A good, solid read, with moments of absolute delight.  I have no idea what the competition on this ballot will be like, but I’m definitely glad I had the opportunity to read this one.

Hugo reading 2016: Best related work

Dear God, this is a pit of awful. I’m fairly sure it is close to 100% Puppy-infested.

Safe Space as Rape Room” by Daniel Eness (castaliahouse.com) – Ick. So this purports to be a five part essay on how Science Fiction Fandom, led by John Scalzi and all the evil feminists, has been covering up and enabling pedophilia for years. Some of the allegations refer to people who have, in fact been convicted of things. Others, not so much. And… the thing is, I’ve read a number of the bits which are being quoted here and they are being quoted out of context and with intent to mislead.

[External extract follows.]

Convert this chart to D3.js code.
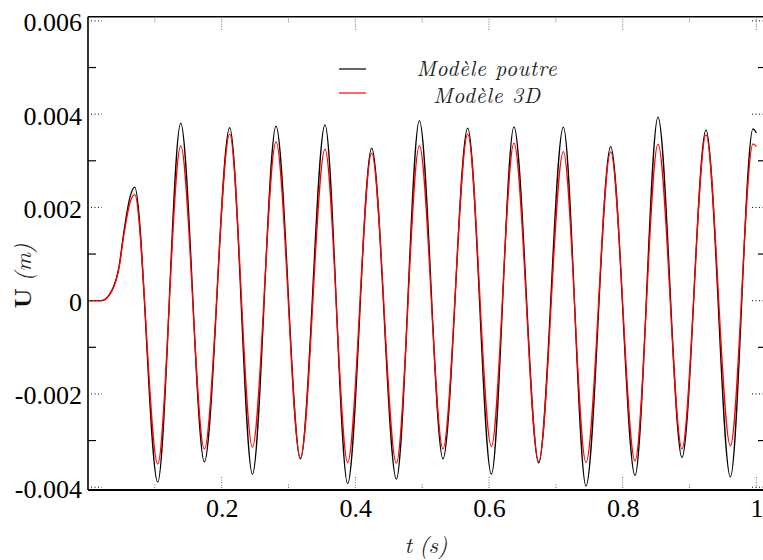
<!DOCTYPE html>
<html>
<head>
<meta charset="utf-8">
<script src="https://cdn.jsdelivr.net/npm/d3@7"></script>
<style>
  html, body { margin: 0; padding: 0; background: #fff; }
  svg { display: block; }
</style>
</head>
<body>
<svg id="chart" width="763" height="560"></svg>
<script>
// ---- Data ----
const times = [0, 0.020, 0.035, 0.0464, 0.0539, 0.0628, 0.0699,
  0.1043, 0.1387, 0.1741, 0.2120, 0.2460, 0.2813, 0.3178, 0.3546, 0.3885,
  0.4244, 0.4614, 0.4958, 0.5311, 0.5681, 0.6035, 0.6373, 0.6743, 0.7112,
  0.7451, 0.7820, 0.8184, 0.8528, 0.8887, 0.9246, 0.9611, 0.9949, 1.0000];
const modelePoutre = [0, 0, 0.00020, 0.00073, 0.00150, 0.00222, 0.002434,
  -0.003892, 0.003807, -0.003457, 0.003712, -0.003721, 0.003742, -0.003393, 0.003770, -0.003922,
  0.003270, -0.003828, 0.003862, -0.003393, 0.003699, -0.003721, 0.003727, -0.003478, 0.003721,
  -0.003972, 0.003305, -0.003751, 0.003935, -0.003365, 0.003656, -0.003779, 0.003684, 0.003600];
const modele3D = [0, 0, 0.00019, 0.00070, 0.00143, 0.00210, 0.002275,
  -0.003506, 0.003320, -0.003185, 0.003571, -0.003142, 0.003405, -0.003378, 0.003249, -0.003472,
  0.003163, -0.003485, 0.003326, -0.003178, 0.003571, -0.003129, 0.003378, -0.003446, 0.003198,
  -0.003472, 0.003191, -0.003436, 0.003356, -0.003178, 0.003556, -0.003114, 0.003363, 0.003305];
const seriesNames = ["Modèle poutre", "Modèle 3D"];
const seriesColors = ["#000000", "#ff0000"];
const yMajorTicks = [-0.004, -0.002, 0, 0.002, 0.004, 0.006];
const yMinorTicks = [-0.003, -0.001, 0.001, 0.003, 0.005];
const xMajorTicks = [0.2, 0.4, 0.6, 0.8, 1.0];
const xMinorTicks = [0.1, 0.3, 0.5, 0.7, 0.9];

// ---- Layout ----
const pL = 88, pR = 766, pT = 16.7, pB = 490;
const tickFont = "'Liberation Serif', 'Times New Roman', serif";
const mathFont = "'Latin Modern Roman', 'Liberation Serif', serif";
const svg = d3.select("#chart");
const x = d3.scaleLinear().domain([0, 1.0144]).range([pL, pR]);
const y = d3.scaleLinear().domain([-0.00406, 0.00609]).range([pB, pT]);

const fmtY = d => d === 0 ? "0" : d.toFixed(3);
const fmtX = d => d === 1 ? "1" : String(+d.toFixed(1));

svg.append("defs").append("clipPath").attr("id", "clip")
  .append("rect").attr("x", pL).attr("y", pT).attr("width", pR - pL).attr("height", pB - pT);

// curves
const series = [modelePoutre, modele3D];
const line = d3.line()
  .x(d => x(d[0]))
  .y(d => y(d[1]))
  .curve(d3.curveMonotoneX);
series.forEach((vals, i) => {
  svg.append("path")
    .attr("clip-path", "url(#clip)")
    .attr("d", line(times.map((t, k) => [t, vals[k]])))
    .attr("fill", "none")
    .attr("stroke", seriesColors[i])
    .attr("stroke-width", 1.3);
});

// ---- Ticks ----
const tg = svg.append("g");
yMajorTicks.forEach(v => {
  tg.append("line").attr("x1", pL + 3).attr("x2", pL + 14).attr("y1", y(v)).attr("y2", y(v))
    .attr("stroke", "#000").attr("stroke-width", 1).attr("stroke-dasharray", "1,2.5");
  tg.append("line").attr("x1", pR - 14).attr("x2", pR - 3).attr("y1", y(v)).attr("y2", y(v))
    .attr("stroke", "#000").attr("stroke-width", 1).attr("stroke-dasharray", "1,2.5");
});
yMinorTicks.forEach(v => {
  tg.append("line").attr("x1", pL).attr("x2", pL + 8).attr("y1", y(v)).attr("y2", y(v))
    .attr("stroke", "#000").attr("stroke-width", 1.2);
  tg.append("line").attr("x1", pR - 8).attr("x2", pR).attr("y1", y(v)).attr("y2", y(v))
    .attr("stroke", "#000").attr("stroke-width", 1.2);
});
xMajorTicks.forEach(v => {
  tg.append("line").attr("x1", x(v)).attr("x2", x(v)).attr("y1", pB - 2).attr("y2", pB - 13)
    .attr("stroke", "#666").attr("stroke-width", 1).attr("stroke-dasharray", "1,1.5");
  tg.append("line").attr("x1", x(v)).attr("x2", x(v)).attr("y1", pT + 2).attr("y2", pT + 13)
    .attr("stroke", "#666").attr("stroke-width", 1).attr("stroke-dasharray", "1,1.5");
});
xMinorTicks.forEach(v => {
  tg.append("line").attr("x1", x(v)).attr("x2", x(v)).attr("y1", pB - 2).attr("y2", pB - 6)
    .attr("stroke", "#666").attr("stroke-width", 1).attr("stroke-dasharray", "1,1.5");
  tg.append("line").attr("x1", x(v)).attr("x2", x(v)).attr("y1", pT + 2).attr("y2", pT + 6)
    .attr("stroke", "#666").attr("stroke-width", 1).attr("stroke-dasharray", "1,1.5");
});

// ---- Axes (labels via d3 axis generators) ----
const yAxis = svg.append("g").attr("transform", `translate(${pL},0)`)
  .call(d3.axisLeft(y).tickValues(yMajorTicks).tickFormat(fmtY).tickSize(0).tickPadding(6));
yAxis.select(".domain").remove();
yAxis.selectAll("text")
  .attr("font-family", tickFont)
  .attr("font-size", 26).attr("fill", "#000")
  .attr("dy", "0.38em");

const xAxis = svg.append("g").attr("transform", `translate(0,${pB})`)
  .call(d3.axisBottom(x).tickValues(xMajorTicks).tickFormat(fmtX).tickSize(0).tickPadding(9));
xAxis.select(".domain").remove();
xAxis.selectAll("text")
  .attr("font-family", tickFont)
  .attr("font-size", 26).attr("fill", "#000");

// frame lines
svg.append("line").attr("x1", pL).attr("x2", pL).attr("y1", pT).attr("y2", pB)
  .attr("stroke", "#000").attr("stroke-width", 1.6);
svg.append("line").attr("x1", pL).attr("x2", pR).attr("y1", pB).attr("y2", pB)
  .attr("stroke", "#000").attr("stroke-width", 1.8);
svg.append("line").attr("x1", pL).attr("x2", pR).attr("y1", pT).attr("y2", pT)
  .attr("stroke", "#000").attr("stroke-width", 1.4);
svg.append("line").attr("x1", pR).attr("x2", pR).attr("y1", pT).attr("y2", pB)
  .attr("stroke", "#000").attr("stroke-width", 1.4);

// ---- Axis titles ----
const xt = svg.append("text")
  .attr("x", 426).attr("y", 553)
  .attr("text-anchor", "middle")
  .attr("font-family", mathFont)
  .attr("font-size", 23).attr("font-style", "italic").attr("fill", "#222");
xt.append("tspan").text("t");
xt.append("tspan").attr("dx", 7).text("(s)");

const yt = svg.append("text")
  .attr("transform", "translate(31,276) rotate(-90)")
  .attr("text-anchor", "middle")
  .attr("font-family", mathFont)
  .attr("font-size", 23).attr("fill", "#111");
yt.append("tspan").attr("font-weight", "bold").text("U");
yt.append("tspan").attr("dx", 7).attr("font-style", "italic").attr("fill", "#222").text("(m)");

// ---- Legend ----
const legendY = [69, 93];
const legendTextY = [76, 103];
seriesNames.forEach((name, i) => {
  svg.append("line").attr("x1", 339).attr("x2", 366).attr("y1", legendY[i]).attr("y2", legendY[i])
    .attr("stroke", seriesColors[i]).attr("stroke-width", 1.2);
  svg.append("text").attr("x", 487).attr("y", legendTextY[i])
    .attr("text-anchor", "middle")
    .attr("font-family", mathFont)
    .attr("font-size", 21.5).attr("font-style", "italic").attr("letter-spacing", 0.8)
    .attr("fill", "#222")
    .text(name);
});
</script>
</body>
</html>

I don’t know if there is a larger problem in fandom. If there is, this set of reports only serves to discredit it by reporting things that they must know are not true, which tends to make any true bits look false, too. I don’t see how this helps anyone. I was unable to finish this – I read three parts out of five, but once I realised that there really was stuff there that I knew to be untrue, I felt excused from reading the rest.

SJWs Always Lie: Taking Down the Thought Police by Vox Day (Castalia House) – I find this title highly ironic, since he appears to me to be lying from the get-go. Perhaps this is a piece of satire critiquing the entire premise? Or perhaps I should just file it under No Award and move on. It starts with a dedication to those poor, beleaguered Gamergaters who just wanted to be left alone to play their games in peace, only they got bullied by the evil SJWs. And it goes downhill from there. I’m pretty sure the author doesn’t want me to read this book, since I’m clearly out to oppress him with my unreasonable leftist demands for things like respect and equity and all that. Also, apparently, I’m anti-science. This is news to me. I would hate to accidentally oppress this author, so just to be on the safe side, I’m not going to read any further. That way his book will not be sullied. And it’s getting a No Award from me, which should warm the cockles of his heart, as it proves all his theories right, at least by his logic.

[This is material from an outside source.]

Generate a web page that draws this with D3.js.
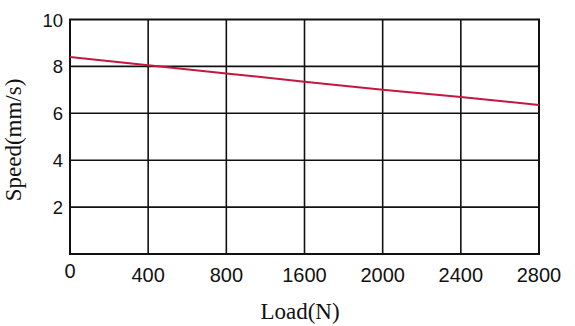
<!DOCTYPE html>
<html>
<head>
<meta charset="utf-8">
<script src="https://cdn.jsdelivr.net/npm/d3@7"></script>
<style>
  body { margin: 0; background: #fff; }
  svg { display: block; }
</style>
</head>
<body>
<svg id="chart"></svg>
<script>
// load categories (not evenly spaced in value, drawn as equal steps)
const loads = ['0', '400', '800', '1600', '2000', '2400', '2800'];
const speeds = [8.4, 8.05, 7.7, 7.35, 7.0, 6.7, 6.35];
const yTicks = [2, 4, 6, 8, 10];

const W = 575, H = 326;
const margin = { top: 19.5, right: 36, bottom: 72, left: 70 };

const svg = d3.select('#chart').attr('width', W).attr('height', H);

const x = d3.scalePoint()
    .domain(loads)
    .range([margin.left, W - margin.right]);

const y = d3.scaleLinear()
    .domain([0, 10])
    .range([H - margin.bottom, margin.top]);

const g = svg.append('g');

// grid
g.append('g').selectAll('line')
    .data(loads.slice(1, -1))
    .enter().append('line')
    .attr('x1', d => x(d)).attr('x2', d => x(d))
    .attr('y1', y(0)).attr('y2', y(10))
    .attr('stroke', '#111').attr('stroke-width', 1.6);

g.append('g').selectAll('line')
    .data(yTicks.slice(0, -1))
    .enter().append('line')
    .attr('x1', x.range()[0]).attr('x2', x.range()[1])
    .attr('y1', d => y(d)).attr('y2', d => y(d))
    .attr('stroke', '#111').attr('stroke-width', 1.6);

// frame
g.append('rect')
    .attr('x', x.range()[0]).attr('y', y(10))
    .attr('width', x.range()[1] - x.range()[0])
    .attr('height', y(0) - y(10))
    .attr('fill', 'none').attr('stroke', '#111').attr('stroke-width', 2);

// line
const line = d3.line()
    .x((d, i) => x(loads[i]))
    .y(d => y(d));

g.append('path')
    .datum(speeds)
    .attr('d', line)
    .attr('fill', 'none')
    .attr('stroke', '#c5173f')
    .attr('stroke-width', 2);

// tick labels
const tickFont = 'Liberation Sans, Arial, sans-serif';
g.append('g').selectAll('text')
    .data(loads)
    .enter().append('text')
    .attr('x', d => x(d))
    .attr('y', d => d === '0' ? y(0) + 24 : y(0) + 28)
    .attr('text-anchor', 'middle')
    .attr('font-family', tickFont)
    .attr('font-size', 20)
    .attr('fill', '#111')
    .text(d => d);

g.append('g').selectAll('text')
    .data(yTicks)
    .enter().append('text')
    .attr('x', margin.left - 7)
    .attr('y', d => y(d) + 7)
    .attr('text-anchor', 'end')
    .attr('font-family', tickFont)
    .attr('font-size', 18.5)
    .attr('fill', '#111')
    .text(d => d);

// axis titles
const titleFont = 'Liberation Serif, Times New Roman, serif';
svg.append('text')
    .attr('x', 300).attr('y', 319)
    .attr('text-anchor', 'middle')
    .attr('font-family', titleFont)
    .attr('font-size', 23)
    .attr('fill', '#111')
    .text('Load(N)');

svg.append('text')
    .attr('transform', 'translate(21,140) rotate(-90)')
    .attr('text-anchor', 'middle')
    .attr('font-family', titleFont)
    .attr('font-size', 23)
    .attr('fill', '#111')
    .text('Speed(mm/s)');
</script>
</body>
</html>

The Story of Moira Greyland” by Moira Greyland (askthebigot.com) – Oh, this is distressing. Moira was the daughter of Marion Zimmer Bradley and Walter Breen, and she was abused and molested by her parents, who thought she should be a boy, and gay. And it’s awful. And she has concluded from this that people who are gay are pro-paedophilia. To be fair, it sounds as though her parents’ views on sexuality would certainly incline one to such views. But oh, dear. So she is vocally against gay marriage because she believes it will lead to child abuse. Honestly, I don’t know what to do with this one. It’s clearly a heartfelt, sincere piece of writing, but I am not at all sure it belongs on this ballot. I feel fairly confident that I’d feel this way even without the anti-gay part, because I was feeling much this way about the piece before I realised where it was going. But putting it in No Award lumps it in with the stuff above, and that doesn’t seem fair either. I don’t know.

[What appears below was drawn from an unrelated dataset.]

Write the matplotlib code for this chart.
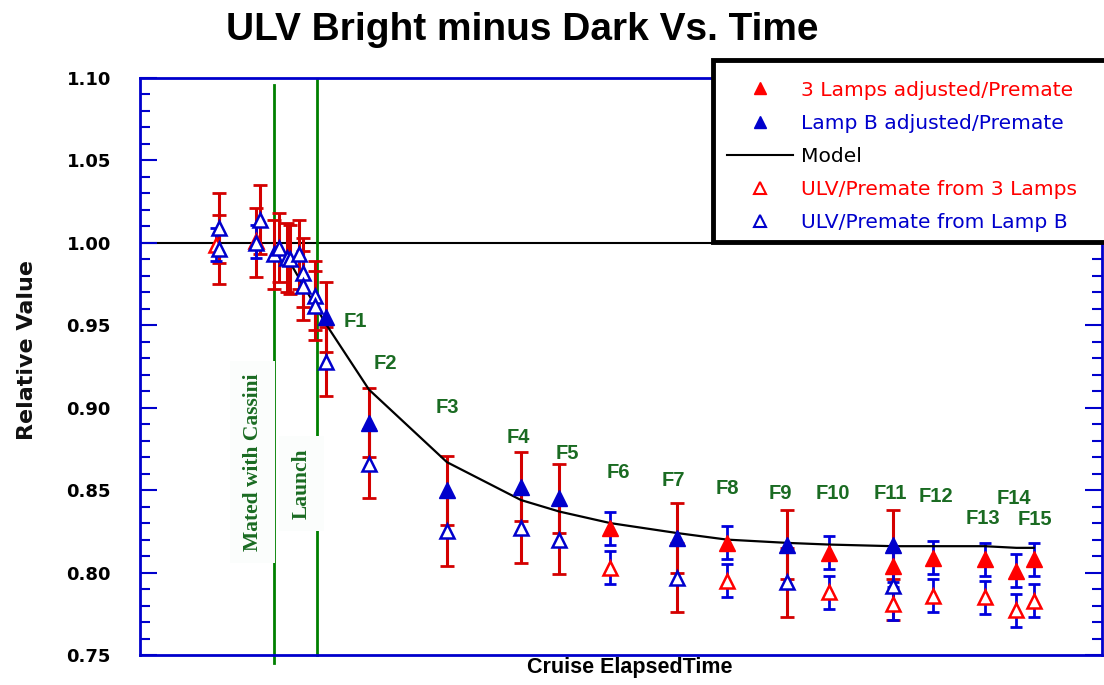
import matplotlib
matplotlib.use("Agg")
import matplotlib.pyplot as plt
from matplotlib.lines import Line2D
from matplotlib.patches import Rectangle
from matplotlib.ticker import MultipleLocator

# ---- data (cruise time in arbitrary units, values relative to premate) ----
# Lamp B adjusted/Premate (filled blue)
lampb_adj_t = [19.3, 23.8, 31.9, 39.6, 43.6, 55.8, 67.3, 78.3]
lampb_adj_v = [0.955, 0.891, 0.850, 0.852, 0.845, 0.821, 0.817, 0.817]
# ULV/Premate from Lamp B (open blue)
lampb_ulv_t = [8.2, 8.2, 12.1, 12.5, 13.9, 14.5, 15.3, 15.6, 16.5, 16.9, 16.9,
               18.2, 18.2, 19.3, 23.8, 31.9, 39.6, 43.6, 55.8, 67.3, 78.3]
lampb_ulv_v = [1.009, 0.996, 1.000, 1.014, 0.993, 0.997, 0.991, 0.990, 0.993, 0.982, 0.974,
               0.968, 0.962, 0.928, 0.866, 0.825, 0.827, 0.820, 0.797, 0.794, 0.792]
# 3 Lamps adjusted/Premate (filled red)
lamps3_adj_t = [48.9, 61.0, 71.6, 78.3, 82.4, 87.8, 91.1, 92.9]
lamps3_adj_v = [0.827, 0.818, 0.812, 0.804, 0.809, 0.808, 0.801, 0.808]
# ULV/Premate from 3 Lamps (open red)
lamps3_ulv_t = [7.9, 12.1, 48.9, 61.0, 71.6, 78.3, 82.4, 87.8, 91.1, 92.9]
lamps3_ulv_v = [0.999, 1.001, 0.803, 0.795, 0.788, 0.781, 0.786, 0.785, 0.777, 0.783]

lampb_err = 0.021
lamps3_err = 0.010

# model
model_t = [14.4, 19.3, 23.8, 31.9, 39.6, 43.6, 48.9, 55.8, 61.0, 67.3, 71.6,
           78.3, 82.4, 87.8, 91.1, 92.9]
model_v = [1.000, 0.951, 0.911, 0.867, 0.844, 0.837, 0.830, 0.824, 0.820, 0.818, 0.817,
           0.816, 0.816, 0.816, 0.815, 0.815]

# flyby labels
flyby_labels = ["F%d" % i for i in range(1, 16)]
flyby_t = [22.4, 25.5, 32.0, 39.3, 44.4, 49.7, 55.4, 61.1, 66.6, 72.0, 78.0, 82.7, 87.6, 90.8, 93.0]
flyby_v = [0.9525, 0.927, 0.900, 0.882, 0.872, 0.861, 0.856, 0.851, 0.848, 0.848, 0.848,
           0.846, 0.833, 0.845, 0.832]

# events
event_labels = ["Mated with Cassini", "Launch"]
event_t = [13.9, 18.4]
event_top = [1.0958, 1.0988]
event_bottom = [0.745, 0.750]
event_text_t = [11.7, 16.8]
event_text_v = [0.867, 0.854]

# colours
RED = "#ff0000"
BLUE = "#0000cc"
RED_BAR = "#d40000"
BLUE_BAR = "#0000dd"
GREEN = "#008000"
LABEL_GREEN = "#1a6b22"

fig = plt.figure(figsize=(11.04, 6.85), dpi=100)
ax = fig.add_axes([140 / 1104, 30 / 685, 962 / 1104, 577 / 685])

# error bars first
ax.errorbar(lampb_ulv_t, lampb_ulv_v, yerr=lampb_err, fmt="none", ecolor=RED_BAR,
            elinewidth=2.2, capsize=5, capthick=2, zorder=2)
ax.errorbar(lampb_adj_t, lampb_adj_v, yerr=lampb_err, fmt="none", ecolor=RED_BAR,
            elinewidth=2.2, capsize=5, capthick=2, zorder=2)
ax.errorbar(lamps3_ulv_t, lamps3_ulv_v, yerr=lamps3_err, fmt="none", ecolor=BLUE_BAR,
            elinewidth=2, capsize=4.5, capthick=2, zorder=2)
ax.errorbar(lamps3_adj_t, lamps3_adj_v, yerr=lamps3_err, fmt="none", ecolor=BLUE_BAR,
            elinewidth=2, capsize=4.5, capthick=2, zorder=2)

# reference line and model
ax.axhline(1.0, color="black", lw=1.5, zorder=1)
ax.plot(model_t, model_v, color="black", lw=1.6, zorder=3)

# markers
ax.plot(lamps3_ulv_t, lamps3_ulv_v, ls="none", marker="^", ms=10.5, mfc="white",
        mec=RED, mew=1.8, zorder=4)
ax.plot(lampb_ulv_t, lampb_ulv_v, ls="none", marker="^", ms=10.5, mfc="white",
        mec=BLUE, mew=1.8, zorder=4)
ax.plot(lamps3_adj_t, lamps3_adj_v, ls="none", marker="^", ms=11, color=RED, zorder=5)
ax.plot(lampb_adj_t, lampb_adj_v, ls="none", marker="^", ms=11, color=BLUE, zorder=5)

# event lines + labels
for t, top, bot in zip(event_t, event_top, event_bottom):
    ax.plot([t, t], [bot, top], color=GREEN, lw=2, clip_on=False, zorder=1)
for lab, t, v in zip(event_labels, event_text_t, event_text_v):
    ax.text(t, v, lab, rotation=90, ha="center", va="center", color=LABEL_GREEN,
            family="Liberation Serif", fontweight="bold", fontsize=15.5, zorder=6,
            bbox=dict(facecolor="#fbfdfc", edgecolor="none", pad=9))

# flyby labels
for lab, t, v in zip(flyby_labels, flyby_t, flyby_v):
    ax.text(t, v, lab, ha="center", va="center", color=LABEL_GREEN,
            family="Liberation Sans", fontweight="bold", fontsize=14.5, zorder=6)

# axes styling
ax.set_xlim(0, 100)
ax.set_ylim(0.75, 1.10)
for s in ax.spines.values():
    s.set_color(BLUE)
    s.set_linewidth(2)
ax.set_xticks([])
ax.yaxis.set_major_locator(MultipleLocator(0.05))
ax.yaxis.set_minor_locator(MultipleLocator(0.01))
ax.yaxis.set_major_formatter(matplotlib.ticker.FormatStrFormatter("%.2f"))
ax.tick_params(axis="y", which="both", direction="in", left=True, right=True,
               color=BLUE, width=1.5)
ax.tick_params(axis="y", which="major", length=12, pad=21)
ax.tick_params(axis="y", which="minor", length=7)
for lbl in ax.get_yticklabels():
    lbl.set_family("DejaVu Sans")
    lbl.set_fontweight("bold")
    lbl.set_fontsize(13)

# titles / labels
fig.text(522 / 1104, 1 - 30 / 685, "ULV Bright minus Dark Vs. Time", ha="center", va="center",
         family="Liberation Sans", fontweight="bold", fontsize=28)
fig.text(27 / 1104, 1 - 350 / 685, "Relative Value", rotation=90, ha="center", va="center",
         family="DejaVu Sans", fontweight="bold", fontsize=16, color="#111111")
fig.text(630 / 1104, 1 - 668 / 685, "Cruise ElapsedTime", ha="center", va="center",
         family="Liberation Sans", fontweight="bold", fontsize=15.5)

# legend box
fig.patches.append(Rectangle((713 / 1104, 1 - 242 / 685), 400 / 1104, 182 / 685,
                             transform=fig.transFigure, facecolor="white",
                             edgecolor="black", lw=3.5, zorder=4))
handles = [
    Line2D([], [], ls="none", marker="^", ms=9, color=RED),
    Line2D([], [], ls="none", marker="^", ms=9, color=BLUE),
    Line2D([], [], color="black", lw=1.5),
    Line2D([], [], ls="none", marker="^", ms=8, mfc="white", mec=RED, mew=1.5),
    Line2D([], [], ls="none", marker="^", ms=8, mfc="white", mec=BLUE, mew=1.5),
]
labels = ["3 Lamps adjusted/Premate", "Lamp B adjusted/Premate", "Model",
          "ULV/Premate from 3 Lamps", "ULV/Premate from Lamp B"]
leg = fig.legend(handles, labels, loc="upper left", bbox_to_anchor=(727 / 1104, 1 - 80.5 / 685),
                 frameon=False, borderpad=0, borderaxespad=0, handlelength=3.25,
                 handletextpad=0.42, labelspacing=0.7,
                 prop={"family": "DejaVu Sans", "size": 14.6},
                 labelcolor=[RED, BLUE, "black", RED, BLUE])
leg.set_zorder(5)

fig.savefig("out.png", dpi=100)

Between Light and Shadow: An Exploration of the Fiction of Gene Wolfe, 1951 to 1986 by Marc Aramini (Castalia House) – OK, I’m beginning to think I can’t do much of anything with this category. I haven’t read any Gene Wolfe, and a collection of commentaries about him – a very lengthy, extensive collection at that – is not something I’m hugely motivated to read, nor do I think I’d be well-equipped to judge it. I did have a bit of a read, but without context, the writing wasn’t engaging enough to hold me. And the fact that it is published by Castalia House is not a recommendation.

The First Draft of My Appendix N Book” by Jeffro Johnson (jeffro.wordpress.com) – This is actually quite fun. Johnson is reading and reviewing a lot of ‘golden age’ science fiction and fantasy that is no longer well-known, in the light of D&D games. It’s engagingly written, despite a tendency to make comments about political correctness and such that make me roll my eyes. Since it has no other competition in this bracket, I’m going to bookmark this to read later. I think this might be the sole survivor on my ballot for this category.